The Henry Law Office

Carl Henry was a prominent Alpena attorney in the 1920s and the 1930s. He ran for a number of public offices in the northeastern Michigan area Also, Mr. Henry was the president of the Michigan Bar Association during the late 1930s. He lived in a well-known house at 302 S. State Street (across State Street from and slightly south of the Bayview municipal park. There are a couple of photos of the house below as well as of the museum's exhibit of materials from the Carl Henry law office.

My mother, Catherine Huston, has many memories of this house. She was a sharp character apparently. She graduated from Hillman High in 1937 after having just turned sweet sixteen. She graduated the next spring at seventeen with a teaching credential from the County Normal School, but at that age she was too young to teach. The times being what they were at the end of the depression coupled with the fact that the "Roaring 20s" didn't roar very loudly in northeastern Michigan, she took a job as a maid in the Henry household before it became the Henry House. Any way to make some money to help the family as there had never been a couple of coins rub together in her lifetime. She worked there starting around June, 1938 until mid-March, 1939. At that time she replaced a teacher at the Green School near Hillman. She says she often saw Mr. Henry go to the train station on his way to Lansing for Bar Association business. Sometimes he returned the same day. Have to love those trains.

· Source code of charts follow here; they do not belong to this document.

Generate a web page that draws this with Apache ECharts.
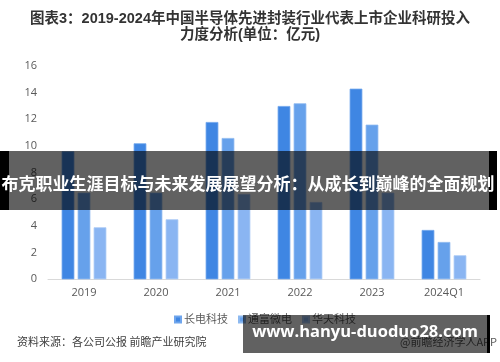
<!DOCTYPE html>
<html>
<head>
<meta charset="utf-8">
<script src="https://cdn.jsdelivr.net/npm/echarts@6/dist/echarts.min.js"></script>
<style>
html,body{margin:0;padding:0;background:#fff;}
#main{width:500px;height:362px;}
</style>
</head>
<body>
<div id="main"></div>
<script>
var categories = ['2019', '2020', '2021', '2022', '2023', '2024Q1'];
var seriesNames = ['长电科技', '通富微电', '华天科技'];
var changdian = [9.6, 10.2, 11.8, 13.0, 14.3, 3.7];
var tongfu = [6.5, 6.5, 10.6, 13.2, 11.6, 2.8];
var huatian = [3.9, 4.5, 6.4, 5.8, 6.5, 1.8];
var yTicks = [0, 2, 4, 6, 8, 10, 12, 14, 16];

var colors = ['#3F86E3', '#66A1EB', '#8AB5F2'];
var borders = ['#6FA5EC', '#8DB9F0', '#A9C9F5'];
var cjk = "'Liberation Sans','Noto Sans CJK SC',sans-serif";
var lab = "'Open Sans','Noto Sans CJK SC',sans-serif";

var chart = echarts.init(document.getElementById('main'), null, {renderer: 'canvas'});
var dataSets = [changdian, tongfu, huatian];
var series = dataSets.map(function (d, i) {
  return {
    name: seriesNames[i],
    type: 'bar',
    data: d,
    barWidth: 12.7,
    barGap: '26%',
    itemStyle: {color: colors[i], borderColor: borders[i], borderWidth: 0.8}
  };
});

var titleStyle = {fontFamily: cjk, fontSize: 14.5, fontWeight: 'bold', color: '#333'};

chart.setOption({
  animation: false,
  backgroundColor: '#fff',
  title: [
    {text: '图表3：2019-2024年中国半导体先进封装行业代表上市企业科研投入', left: 'center', top: 8, padding: 4, textStyle: titleStyle},
    {text: '力度分析(单位：亿元)', left: 'center', top: 24, padding: 4, textStyle: titleStyle}
  ],
  legend: {
    data: seriesNames,
    left: 169,
    top: 309,
    icon: 'rect',
    itemWidth: 6,
    itemHeight: 6,
    itemGap: 10,
    textStyle: {fontFamily: cjk, fontSize: 11, color: '#595959', padding: [0, 0, 0, -2]}
  },
  grid: {left: 48, right: 20, top: 66, bottom: 82.7, containLabel: false},
  xAxis: {
    type: 'category',
    data: categories,
    axisLine: {lineStyle: {color: '#D9D9D9', width: 1}},
    axisTick: {show: false},
    axisLabel: {fontFamily: lab, fontSize: 11, color: '#595959', margin: 8}
  },
  yAxis: {
    type: 'value',
    min: yTicks[0],
    max: yTicks[yTicks.length - 1],
    interval: 2,
    axisLine: {show: false},
    axisTick: {show: false},
    splitLine: {show: false},
    axisLabel: {fontFamily: lab, fontSize: 11, color: '#595959', margin: 11}
  },
  series: series,
  graphic: [
    {type: 'text', left: 17, top: 336, z: 50,
      style: {text: '资料来源：各公司公报 前瞻产业研究院', font: "11px 'Noto Sans CJK SC',sans-serif", fill: '#404040'}},
    {type: 'text', right: 3, top: 336, z: 50,
      style: {text: '@前瞻经济学人APP', font: "11px 'Noto Sans CJK SC',sans-serif", fill: '#595959'}},
    {type: 'rect', shape: {x: 0, y: 151, width: 9, height: 59}, z: 100, style: {fill: '#000'}},
    {type: 'rect', shape: {x: 489, y: 151, width: 8, height: 59}, z: 100, style: {fill: '#000'}},
    {type: 'rect', shape: {x: 9, y: 151, width: 480, height: 59}, z: 100, style: {fill: 'rgba(0,0,0,0.62)'}},
    {type: 'text', x: 248, y: 184, z: 101,
      style: {text: '布克职业生涯目标与未来发展展望分析：从成长到巅峰的全面规划', font: "bold 17px 'Noto Sans CJK SC',sans-serif", fill: '#fff', textAlign: 'center', textVerticalAlign: 'middle'}},
    {type: 'rect', shape: {x: 243, y: 315, width: 244, height: 38}, z: 100, style: {fill: 'rgba(0,0,0,0.62)'}},
    {type: 'rect', shape: {x: 487, y: 315, width: 3, height: 38}, z: 100, style: {fill: '#000'}},
    {type: 'text', x: 365, y: 332, z: 101,
      style: {text: 'www.hanyu-duoduo28.com', font: "bold 16.5px 'Open Sans',sans-serif", fill: '#fff', textAlign: 'center', textVerticalAlign: 'middle'}}
  ]
});
</script>
</body>
</html>
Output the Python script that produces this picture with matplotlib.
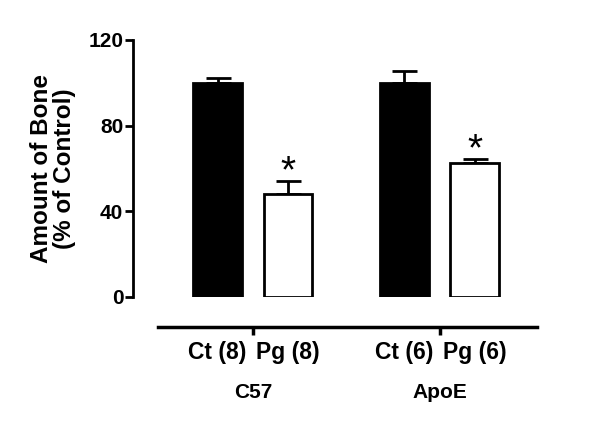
import matplotlib.pyplot as plt

plt.rcParams['font.family'] = ['Liberation Sans', 'DejaVu Sans']
plt.rcParams['font.weight'] = 'bold'

# data
bar_labels = ["Ct (8)", "Pg (8)", "Ct (6)", "Pg (6)"]
groups = ["C57", "ApoE"]
means = [100.0, 48.0, 100.0, 62.7]
sem = [2.2, 6.3, 5.4, 1.9]
signif = [False, True, False, True]
colors = ["black", "white", "black", "white"]

xpos = [1.0, 2.0, 3.65, 4.65]
group_x = [1.5, 4.15]

fig = plt.figure(figsize=(6, 4.25), dpi=100)
ax = fig.add_axes([0.2217, 0.3012, 0.673, 0.6047])

ax.bar(xpos, means, width=0.69, color=colors, edgecolor="black", linewidth=2, zorder=3)
ax.errorbar(xpos, means, yerr=[[0] * 4, sem], fmt="none", ecolor="black",
            elinewidth=2, capsize=9, capthick=2, zorder=2)

for x, m, s, sig in zip(xpos, means, sem, signif):
    if sig:
        ax.text(x, m + s - 4.5, "*", ha="center", va="bottom", fontsize=28,
                fontweight="normal")

ax.set_ylim(0, 120)
ax.set_xlim(-0.2, 5.53)
ax.set_yticks([0, 40, 80, 120])
ax.tick_params(axis="y", labelsize=15, width=2, length=6, pad=1)

ax.spines["top"].set_visible(False)
ax.spines["right"].set_visible(False)
ax.spines["left"].set_linewidth(2)
ax.spines["bottom"].set_linewidth(2.5)
ax.spines["bottom"].set_position(("outward", 21.6))
ax.spines["bottom"].set_bounds(0.155, 5.53)

ax.set_xticks(group_x)
ax.set_xticklabels([])
ax.tick_params(axis="x", width=2.5, length=6, direction="out")

tr = ax.get_xaxis_transform()
for x, lab in zip(xpos, bar_labels):
    ax.text(x, -0.215, lab, transform=tr, ha="center", va="center", fontsize=16.5,
            fontweight="bold")
for x, g in zip(group_x, groups):
    ax.text(x, -0.37, g, transform=tr, ha="center", va="center", fontsize=15,
            fontweight="bold")

ax.set_ylabel("Amount of Bone\n(% of Control)", fontsize=17.5, fontweight="bold",
              linespacing=1.0, labelpad=9)

fig.savefig("out.png", dpi=100)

Mom must have done alright executing her duties because the following summer, 1939, Mrs. Henry asked my mother to chaperone their daughter Mary, their youngest, I believe, at the Henry's cottage on the shore of Hubbard Lake. Mary had a half-dozen girlfriends along so Mrs. Henry gave mom pretty explicit instructions: "No boys." A couple of the girls apparently had boyfriends staying at the lake so my mother spent a couple of weeks dutifully earning Mrs. Henry's fee. She was, after all, a professional woman now with a professional reputation to maintain.

The Herron family has a second, more peripheral connection to the Henry family. Mr. Henry established an orchard in the neighborhood of the shale beds west of Alpena. It was on Wallace Rd. off the King Settlement Rd. midway between the Werth Rd. and M-32 at abrupt turn in the road. The orchard was near end of Wallace Rd. where it peters out in river swamps. John Kaiser managed the orchard for a number of years, and, eventually, title to the place transferred to him. His son Francis grew up on the old Henry place, and he is now married my uncle Orville Herron's youngest daughter, Doris. They still spend summers in Alpena, most days at the golf course on the Werth Rd.


A view of the Henry House from the corner of State and Dunbar (NW corner). It shows the area my mother recalls as the maid's quarters as the west wing of the hous visible i adjacent to the garage on the lower right in this photo. If Iget back up I'll take a photo that shows that wing of the house to better effect.


A view of the Henry Office exhibit showing his lawbooks. There is a second similar case on the opposite wall. Judging from the size of the library the practice of law must have been simpler in that era. Of course, I don't any laptop to search those books.


A view of the desk in the Henry Office exhibit. Photo courtesy of museum staff.


The data processing area of the Henry Law Office. Photo courtesy of museum staff.


A panoramic view of the Henry House across State (West).